**Work required**
Repeat every record below exactly, leaving out the pictures.

──────── Given entries

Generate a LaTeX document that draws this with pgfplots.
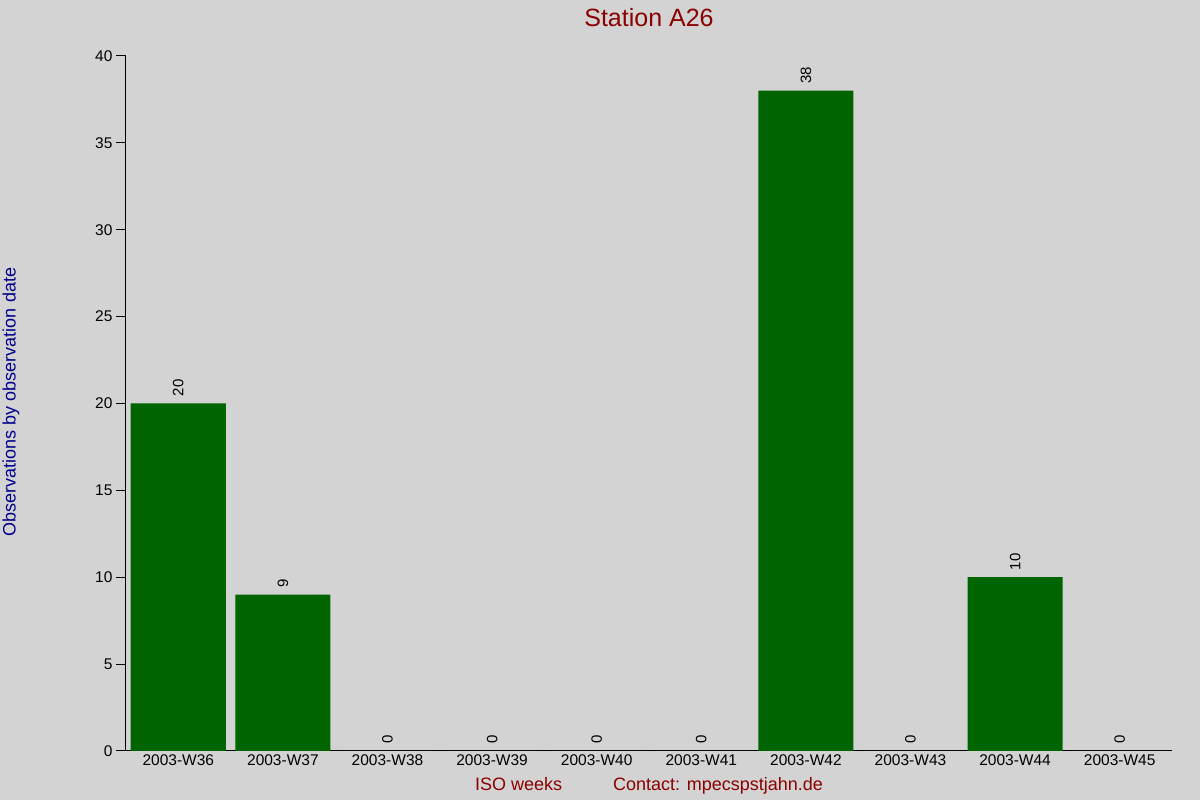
\documentclass[border=0pt]{standalone}
\usepackage{pgfplots}
\pgfplotsset{compat=1.18}
\usepackage{fontspec}
\setmainfont{Liberation Sans}
\definecolor{bg}{HTML}{D3D3D3}
\definecolor{bargreen}{HTML}{006400}
\definecolor{titlered}{HTML}{8B0000}
\definecolor{ylblue}{HTML}{00008B}
\begin{document}
\begin{tikzpicture}[x=1pt,y=1pt]
\useasboundingbox (-126,-49) rectangle (1074,751);
\fill[bg] (-127,-50) rectangle (1075,752);
\begin{axis}[
  at={(0,0)}, anchor=south west,
  scale only axis, width=1046pt, height=695pt,
  xmin=-0.5, xmax=9.5, ymin=0, ymax=40,
  axis lines*=left, axis line style={-, line width=1pt},
  ybar, bar width=0.91,
  ytick={0,5,...,40},
  ytick align=outside, xtick align=inside,
  major tick length=10pt,
  y tick style={line width=1pt, black},
  x tick style={draw=none},
  xtick=data,
  xticklabels={2003-W36,2003-W37,2003-W38,2003-W39,2003-W40,2003-W41,2003-W42,2003-W43,2003-W44,2003-W45},
  ticklabel style={font=\fontsize{15.5}{18}\selectfont},
  /pgf/number format/assume math mode=true,
  nodes near coords,
  nodes near coords style={rotate=90, anchor=west, inner xsep=7pt, inner ysep=0pt, font=\fontsize{15}{18}\selectfont, black},
]
\addplot[fill=bargreen, draw=none] coordinates {
  (0,20) (1,9) (2,0) (3,0) (4,0) (5,0) (6,38) (7,0) (8,10) (9,0)
};
\end{axis}
\node[text=titlered, font=\fontsize{25}{28}\selectfont] at (523,733) {Station A26};
\node[text=ylblue, font=\fontsize{18}{21}\selectfont, rotate=90] at (-115,349) {Observations by observation date};
\node[text=titlered, font=\fontsize{18}{21}\selectfont] at (523,-35) {ISO weeks\hspace{51pt}Contact: mpecspstjahn.de};
\end{tikzpicture}
\end{document}
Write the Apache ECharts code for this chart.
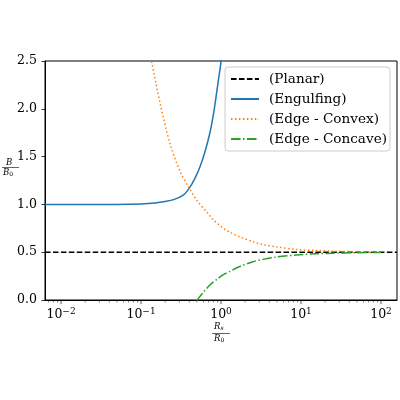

────────────────

**Task output**
Generate a LaTeX document that draws this with pgfplots.
\documentclass[border=0pt]{standalone}
\usepackage{pgfplots}
\pgfplotsset{compat=1.18}
\usepackage{fontspec}
\setmainfont{Liberation Sans}
\definecolor{bg}{HTML}{D3D3D3}
\definecolor{bargreen}{HTML}{006400}
\definecolor{titlered}{HTML}{8B0000}
\definecolor{ylblue}{HTML}{00008B}
\begin{document}
\begin{tikzpicture}[x=1pt,y=1pt]
\useasboundingbox (-126,-49) rectangle (1074,751);
\fill[bg] (-127,-50) rectangle (1075,752);
\begin{axis}[
  at={(0,0)}, anchor=south west,
  scale only axis, width=1046pt, height=695pt,
  xmin=-0.5, xmax=9.5, ymin=0, ymax=40,
  axis lines*=left, axis line style={-, line width=1pt},
  ybar, bar width=0.91,
  ytick={0,5,...,40},
  ytick align=outside, xtick align=inside,
  major tick length=10pt,
  y tick style={line width=1pt, black},
  x tick style={draw=none},
  xtick=data,
  xticklabels={2003-W36,2003-W37,2003-W38,2003-W39,2003-W40,2003-W41,2003-W42,2003-W43,2003-W44,2003-W45},
  ticklabel style={font=\fontsize{15.5}{18}\selectfont},
  /pgf/number format/assume math mode=true,
  nodes near coords,
  nodes near coords style={rotate=90, anchor=west, inner xsep=7pt, inner ysep=0pt, font=\fontsize{15}{18}\selectfont, black},
]
\addplot[fill=bargreen, draw=none] coordinates {
  (0,20) (1,9) (2,0) (3,0) (4,0) (5,0) (6,38) (7,0) (8,10) (9,0)
};
\end{axis}
\node[text=titlered, font=\fontsize{25}{28}\selectfont] at (523,733) {Station A26};
\node[text=ylblue, font=\fontsize{18}{21}\selectfont, rotate=90] at (-115,349) {Observations by observation date};
\node[text=titlered, font=\fontsize{18}{21}\selectfont] at (523,-35) {ISO weeks\hspace{51pt}Contact: mpecspstjahn.de};
\end{tikzpicture}
\end{document}
Write the Apache ECharts code for this chart.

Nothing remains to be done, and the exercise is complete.